In Ubuntu, I'd like to switch my JAVA_HOME environment variable back and forth between Java 5 and 6.

I open a terminal and type in the following to set the JAVA_HOME environment variable:

export JAVA_HOME=/usr/lib/jvm/java-1.5.0-sun

And in that same terminal window, I type the following to check that the environment variable has been updated:

echo $JAVA_HOME

And I see /usr/lib/jvm/java-1.5.0-sun which is what I'm expecting to see.
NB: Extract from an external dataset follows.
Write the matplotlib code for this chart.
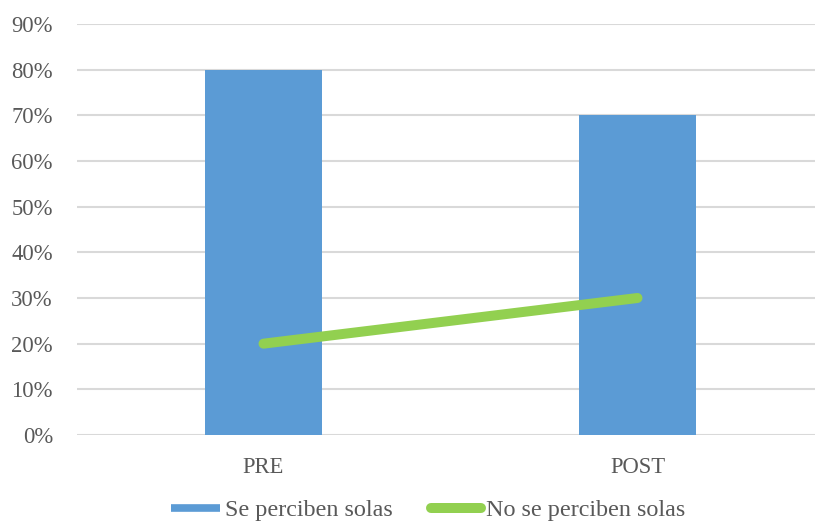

In addition, I modify ~/.profile and set the JAVA_HOME environment variable to /usr/lib/jvm/java-1.5.0-sun.

And now for the problem--when I open a new terminal window and I check my JAVA_HOME environment variable by typing in echo $JAVA_HOME I see that my JAVA_HOME environment variable has been reverted back to Java 6. When I reboot my machine (or log out and back in, I suppose) the JAVA_HOME environment variable is set to Java 5 (presumably because of the modification I made in my ~/.profile).

Is there a way around this so that I can change my JAVA_HOME environment without having to log out and back in (AND make that environment variable change stick in all new terminal windows)?

Answer

Martin Konicek picture Martin Konicek · May 13, 2011

Put the environment variables into the global /etc/environment file:

...
export JAVA_HOME=/usr/lib/jvm/java-1.5.0-sun
...

Execute "source /etc/environment" in every shell where you want the variables to be updated:

$ source /etc/environment

Check that it works:

$ echo $JAVA_HOME
$ /usr/lib/jvm/java-1.5.0-sun

Great, no logout needed.

If you want to set JAVA_HOME environment variable in only the terminal, set it in ~/.bashrc file.